Hemp and marijuana are two popular names for the cannabis plant.
The word cannabis often brings to mind images of a burning joint or a bong filling up with white smoke. Most of the time, the term wouldn’t be equated with plant-based plastics, durable paper or military grade fabric.
But in reality, cannabis has just as much to do with these industrial hemp products as it does with the recreational drug better known as marijuana or pot. This begs the question — how is hemp different from marijuana?
Cannabis is believed to be one of the oldest domesticated crops. Throughout history, humans have grown different varieties of cannabis for industrial and medical uses.
Tall, sturdy plants were grown by early civilizations to make a variety of foods, oils and textiles, such as rope and fabrics. These plants were bred with other plants with the same characteristics, leading to the type of cannabis we now know as hemp.
Other plants were recognized for being psychoactive and were bred selectively for medical and religious purposes. This led to unique varieties of cannabis that we now know as marijuana.
According to Dan Sutton of Tantulus Labs, a Canadian company that specializes in cannabis cultivation technology, “the core agricultural differences between medical cannabis and hemp are largely in their genetic parentage and cultivation environment.”
In fact, scientists believe the early separation of the cannabis gene pool led to two distinct types of cannabis plants. The two species (or subspecies) of cannabis are known as Cannabis indica and Cannabis sativa.
2. THC Content
Cannabis plants contain unique compounds called cannabinoids. Current research has revealed over 60 different cannabinoids so far, but THC is the most well known. THC is credited with causing the marijuana high.
While marijuana plants contain high levels of THC, hemp contains very little of the psychoactive chemical. This single difference is what most rely on to distinguish hemp from marijuana. For example, countries like Canada have set the maximum THC content of hemp at 0.3%. Any cannabis with higher THC levels is considered marijuana instead.

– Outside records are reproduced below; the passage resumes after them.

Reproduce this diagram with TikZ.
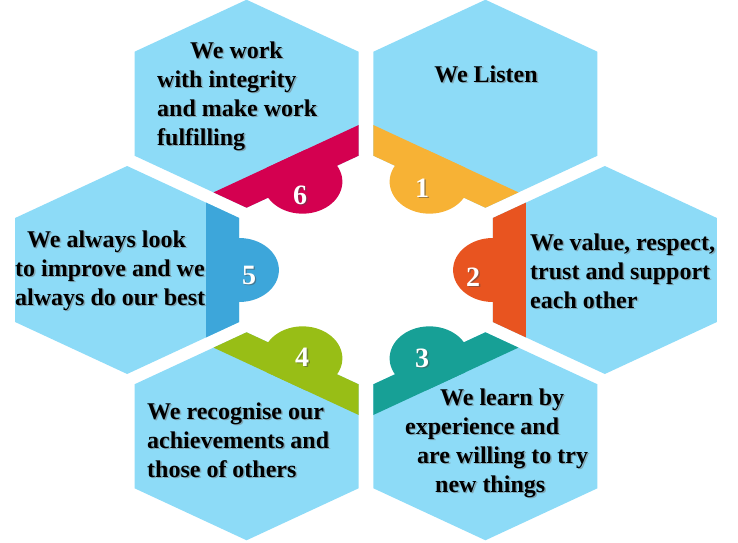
\documentclass[tikz,border=0pt]{standalone}
\usepackage{fontspec}
\setmainfont{Liberation Serif}
\usetikzlibrary{positioning}

\definecolor{hexblue}{RGB}{141,219,247}
\definecolor{tabred}{RGB}{212,0,80}
\definecolor{taborange}{RGB}{247,178,53}
\definecolor{tabvermil}{RGB}{232,84,32}
\definecolor{tabteal}{RGB}{23,160,150}
\definecolor{tabgreen}{RGB}{152,190,22}
\definecolor{tabblue}{RGB}{61,166,218}

% one hexagon with its coloured band and tab, facing the centre
\newcommand{\valuehex}[2]{%
  \begin{scope}[shift={(#1:192)}, rotate=#1+180]
    \fill[hexblue] (30:104) -- (90:104) -- (150:104) -- (210:104) -- (270:104) -- (330:104) -- cycle;
    \begin{scope}
      \clip (30:104) -- (90:104) -- (150:104) -- (210:104) -- (270:104) -- (330:104) -- cycle;
      \fill[#2] (63.5,-110) rectangle (110,110);
    \end{scope}
    \begin{scope}
      \clip (63.5,-110) rectangle (140,110);
      \fill[#2] (90,0) circle (32);
    \end{scope}
  \end{scope}}

% text with its drop shadow
\newcommand{\valuetext}[4][]{%
  \node[valtext,#1,text=black!55,opacity=.5] (#2-s) at ([shift={(1.5,-1.5)}]#3) {#4};
  \node[valtext,#1] (#2) at (#3) {#4};}
\newcommand{\valuenum}[3]{%
  \node[valnum,text=black!70,opacity=.5] (#1-s) at ([shift={(1.5,-1.5)}]#2) {#3};
  \node[valnum] (#1) at (#2) {#3};}

\begin{document}
\begin{tikzpicture}[x=1pt, y=1pt,
  valtext/.style={font=\fontsize{24}{29}\selectfont\bfseries, align=left, anchor=base west, inner sep=0pt},
  valnum/.style={font=\fontsize{28}{30}\selectfont\bfseries, text=white, inner sep=0pt}
]
\useasboundingbox (-366,-272) rectangle (372,270);
% six hexagons round the centre, stretched sideways
\begin{scope}[xscale=1.244]
  \foreach \ang/\col in {0/tabvermil,60/taborange,120/tabred,180/tabblue,240/tabgreen,300/tabteal}
    \valuehex{\ang}{\col};
\end{scope}
% numbers on the tabs
\valuenum{n1}{56,82}{1}
\valuenum{n2}{107,-7}{2}
\valuenum{n3}{56,-88}{3}
\valuenum{n4}{-64,-87}{4}
\valuenum{n5}{-117,-5}{5}
\valuenum{n6}{-66,75}{6}
% texts (base = last line)
\valuetext[anchor=base]{listen}{120,188}{We Listen}
\valuetext{value}{164,-38}{We value, respect,\\trust and support\\each other}
\valuetext{learn}{39,-222}{\hspace*{35pt}We learn by\\experience and\\\hspace*{12pt}are willing to try\\\hspace*{30pt}new things}
\valuetext{recognise}{-219,-207}{We recognise our\\achievements and\\those of others}
\valuetext{improve}{-351,-35}{\hspace*{12pt}We always look\\to improve and we\\always do our best}
\valuetext{integrity}{-209,125}{\hspace*{33pt}We work\\with integrity\\and make work\\fulfilling}
\end{tikzpicture}
\end{document}
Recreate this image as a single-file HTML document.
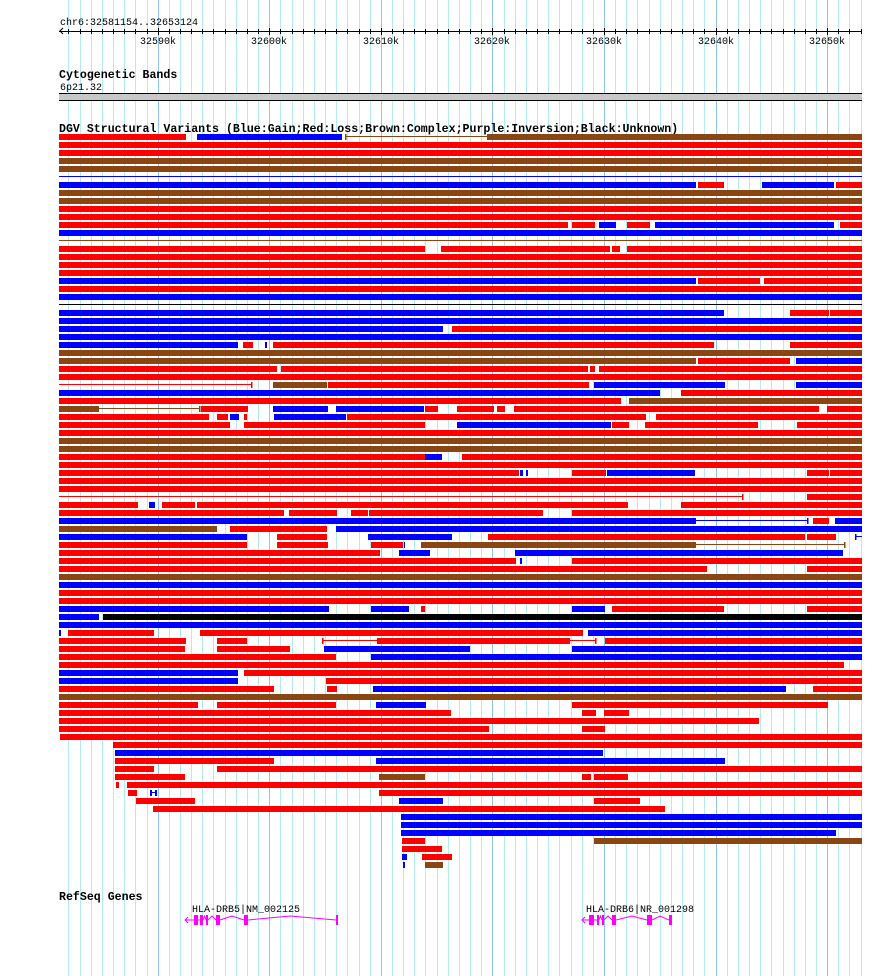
<!DOCTYPE html>
<html><head><meta charset="utf-8"><style>
html,body{margin:0;padding:0;background:#fff;}
svg{display:block;}
text{font-family:"Liberation Mono","DejaVu Sans Mono",monospace;}
</style></head><body>
<svg id="s" width="890" height="976" xmlns="http://www.w3.org/2000/svg">
<rect width="890" height="976" fill="#fff"/>
<g id="grid"></g>
<text x="60" y="25" font-size="10">chr6:32581154..32653124</text>
<g id="ruler"></g>
<text x="59" y="78" font-size="11.6" font-weight="bold">Cytogenetic Bands</text>
<text x="60" y="90" font-size="10">6p21.32</text>
<rect x="59" y="93" width="803" height="7" fill="#c8c8c8"/>
<rect x="59" y="93" width="803" height="1" fill="#000"/>
<rect x="59" y="100" width="803" height="1" fill="#000"/>
<text x="59" y="132" font-size="11.6" font-weight="bold">DGV Structural Variants (Blue:Gain;Red:Loss;Brown:Complex;Purple:Inversion;Black:Unknown)</text>
<g id="rows"></g>
<text x="59" y="900" font-size="11.6" font-weight="bold">RefSeq Genes</text>
<text x="192" y="912" font-size="10">HLA-DRB5|NM_002125</text>
<text x="586" y="912" font-size="10">HLA-DRB6|NR_001298</text>
<g fill="#ff00ff" stroke="none">
<rect x="194" y="915" width="4" height="10"/><rect x="200" y="915" width="3" height="10"/><rect x="206" y="915" width="2" height="10"/><rect x="216" y="915" width="4" height="10"/><rect x="244" y="915" width="4" height="10"/><rect x="336" y="915" width="2" height="10"/>
<rect x="589" y="915" width="5" height="10"/><rect x="597" y="915" width="2" height="10"/><rect x="602" y="915" width="2" height="10"/><rect x="612" y="915" width="4" height="10"/><rect x="647" y="915" width="5" height="10"/><rect x="669" y="915" width="3" height="10"/>
</g>
<g fill="none" stroke="#ff00ff" stroke-width="1">
<polyline points="185,920 194,920"/><polyline points="188,917 185,920 188,923"/>
<polyline points="198,920 200,920"/><polyline points="203,920 204.5,916 206,920"/><polyline points="208,920 212,916 216,920"/>
<polyline points="220,920 232,916 244,920"/><polyline points="248,920 290,916 336,920"/>
<polyline points="582,920 589,920"/><polyline points="585,917 582,920 585,923"/>
<polyline points="594,920 597,920"/><polyline points="599,920 600.5,916 602,920"/><polyline points="604,920 608,916 612,920"/>
<polyline points="616,920 632,916 647,920"/><polyline points="652,920 660,916 669,920"/>
</g>
</svg>
<script>
var NS="http://www.w3.org/2000/svg";
function el(p,t,a){var e=document.createElementNS(NS,t);for(var k in a)e.setAttribute(k,a[k]);p.appendChild(e);return e;}
var grid=document.getElementById('grid'),ruler=document.getElementById('ruler'),rows=document.getElementById('rows');
var sc=803/71970;
for(var k=32582;k<=32653;k++){var x=Math.round(59+(k*1000-32581154)*sc);
 el(grid,'rect',{x:x,y:0,width:1,height:976,fill:(k%10==0)?'#90c8ec':'#b4ecf0'});
 el(ruler,'rect',{x:x,y:(k%10==0)?28:29,width:1,height:(k%10==0)?7:5,fill:'#000'});
 if(k%10==0){var t=el(ruler,'text',{x:x,y:44,'font-size':10,'text-anchor':'middle'});t.textContent=k+'k';}
}
el(ruler,'rect',{x:59,y:31,width:803,height:1,fill:'#000'});
el(ruler,'polyline',{points:'63,28 60,31 63,34',fill:'none',stroke:'#000','stroke-width':1});
var C={r:'#ff0000',b:'#0000ff',n:'#8b4513',k:'#000000'};
var D={
134:"r59-186 b197-342 tn345 N345-487 n487-862",142:"r59-862",150:"r59-862",158:"n59-862",166:"n59-862",174:"B59-862",
182:"b59-696 r698-724 b762-834 r836-862",190:"n59-862",198:"n59-862",206:"r59-862",214:"r59-862",
222:"r59-568 r572-595 b599-616 r627-650 b655-834 r840-862",230:"b59-862",238:"N59-862",
246:"r59-425 r441-610 r612-620 r627-862",254:"r59-862",262:"r59-862",270:"r59-862",
278:"b59-696 r698-760 r764-862",286:"r59-862",294:"b59-862",302:"K59-862",
310:"b59-724 r790-829 r830-862",318:"b59-862",326:"b59-443 r452-862",334:"b59-862",
342:"b59-238 r243-253 b265-267 r273-714 r790-862",350:"n59-862",358:"n59-696 r698-790 b796-862",
366:"r59-277 r281-588 r590-595 r599-862",374:"r59-862",
382:"R59-251 tr251 n273-327 r328-589 b594-725 b796-862",390:"b59-660 r681-862",398:"r59-621 n629-862",
406:"n59-99 N99-199 tn199 r201-248 b273-328 b336-424 r425-438 r457-494 r497-505 r514-819 r827-862",
414:"r59-209 r217-228 b230-239 r244-247 b274-346 r347-646 r656-862",
422:"r59-230 r244-425 b457-611 r612-629 r645-758 r797-862",430:"r59-862",438:"n59-862",446:"n59-862",
454:"r59-425 b425-442 r462-862",462:"r59-862",
470:"r59-519 b520-523 b526-528 r572-606 b607-695 r807-829 r830-862",478:"r59-862",486:"r59-862",
494:"R59-742 tr742 r807-862",502:"r59-138 b149-155 r162-195 r197-628 r681-862",
510:"r59-284 r289-337 r351-368 r369-543 r572-862",518:"b59-696 B696-807 tb807 r813-829 b835-862",
526:"n59-217 r230-327 b336-862",534:"b59-247 r277-327 b368-452 r488-805 r807-836 tb855 B855-862",
542:"r59-247 r277-328 r371-403 b404-405 n421-696 N696-844 tn844",550:"r59-380 b399-430 b515-843",
558:"r59-516 b520-522 r572-862",566:"r59-707 r807-862",574:"n59-862",582:"b59-862",590:"r59-862",598:"r59-862",
606:"b59-329 b371-409 r421-425 b572-605 r612-724 r807-862",614:"b59-99 k103-862",622:"b59-862",
630:"b59-61 r68-154 r200-583 b588-862",638:"r59-186 r217-247 R322-595 tr322 tr595 r377-570 r605-862",
646:"r59-185 r217-290 b324-470 b572-862",654:"r59-336 b371-862",662:"r59-844",670:"b59-238 r244-862",
678:"b59-238 r326-862",686:"r59-274 r327-337 b373-786 r813-862",694:"n59-862",
702:"r59-198 r217-336 b376-426 r572-828",710:"r59-451 r582-596 r604-629",718:"r59-759",726:"r59-489 r582-605",
734:"r60-862",742:"r113-862",750:"b115-603",758:"r115-274 b376-725",766:"r115-154 r217-862",
774:"r115-185 n379-425 r582-591 r594-628",782:"r116-119 r127-862",790:"r128-137 b150-152 b155-157 B150-157 r379-862",
798:"r136-195 b399-443 r594-640",806:"r153-665",814:"b401-862",822:"b401-862",830:"b401-836",
838:"r402-425 n594-862",846:"r402-442",854:"b402-407 r422-452",862:"b403-405 n425-443"};
for(var y in D){var yy=+y;D[y].split(' ').forEach(function(tk){
 var c=tk[0];
 if(c=='t'){el(rows,'rect',{x:+tk.slice(2),y:yy,width:1.5,height:6,fill:C[tk[1]]});return;}
 var p=tk.slice(1).split('-'),x1=+p[0],x2=+p[1];
 if(c==c.toUpperCase()){el(rows,'rect',{x:x1,y:yy+2,width:x2-x1,height:1,fill:C[c.toLowerCase()]});}
 else el(rows,'rect',{x:x1,y:yy,width:x2-x1,height:6,fill:C[c]});
});}
</script>
</body></html>
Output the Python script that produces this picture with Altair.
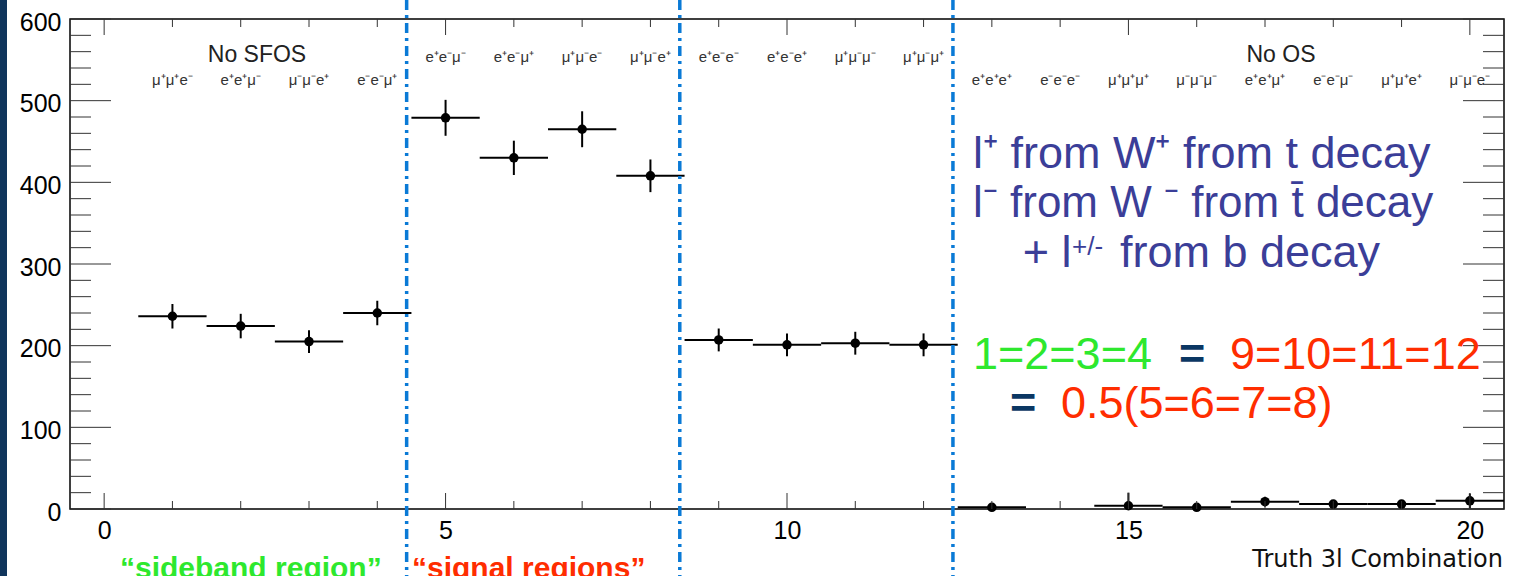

In comparison, medical marijuana produces anywhere between 5-20% THC on average, with prize strains tipping the scale at 25-30% THC.
Hemp and marijuana plants contain another important cannabinoid: CBD. Hemp plants produce more CBD than THC, while marijuana produces more THC than CBD. Interestingly, research has shown that CBD acts to reduce the psychoactive effects of THC, separating hemp further from marijuana.
Hemp and marijuana are grown for different uses, and therefore require different growing conditions.
“Medical cannabis has been selectively bred over generations, and its characteristics are optimized in its cultivation environment to produce female flowering plants that yield budding flowers at the flowering stage of their life cycle,” explains Sutton.
In contrast, Sutton describes hemp plants as “primarily male, without representing flowering buds at any stage in their life cycle.” Instead, centuries of selective breeding have resulted in “relatively low concentrations of THC, and tall, fast growing plants optimized for higher stalk harvests.”
Achieving maximum THC levels in marijuana is tricky and requires close attention to grow-room conditions. Marijuana growers usually aim to maintain stable light, temperature, humidity, CO2 and oxygen levels, among other things.
On the other hand, hemp is usually grown outdoors to maximize its size and yield and less attention is paid to individual plants.
4. Legal Status
As you might already know, all cannabis is illegal to produce in the United States. Both hemp and marijuana are classified as Schedule I drugs under the Controlled Substances Act.
However, outside the U.S., hemp is grown in more than 30 countries. In 2011, the top hemp-producing country was China, followed by Chile and the European Union. Hemp production is also expanding in Canada, with the country’s annual crop reaching a record high of 66,700 acres in 2013.
Interesting enough, it is legal to import hemp products into the United States. According to the Hemp Industry Association, about $500 million worth of hemp product is imported every year.
Marijuana, on the other hand, remains illegal in most countries. A few, such as Israel and Canada, have recently started to regulate marijuana as a medicine. But the legal production of marijuana is subject to stricter rules than hemp, since it is still widely considered a narcotic.
The strict laws surrounding both forms of cannabis — hemp and marijuana — makes any research very difficult.
“The political implications of that scheduling, from a research perspective, are limiting,” explains Sutton. “To my knowledge, of the thousands of academic and research bodies in the United States and Canada whom would be equipped to perform agricultural or medical research on this unique species, only around 40 have actual research licenses to study the plant in a limited context.”
Despite these barriers, researchers are making progress in understanding the way medical marijuana works to assist in managing an ever-expanding list of disorders.
What’s more, developments in hemp technology continue to reveal new and intriguing ways that this industrial plant can contribute to society in the future. Recently, researchers at the University of Alberta created a supercapacitor using raw hemp material, making the manufacturing of cheap, fast-charging batteries from hemp a real possibility.
Hemp fibre is also being used to develop new forms of renewable plastic, which has made it a common material in the car parts industry.
But as legalization spreads across the globe, the opportunities to explore the potential of cannabis grows too. The possibilities are endless, and this is one thing hemp and marijuana have in common.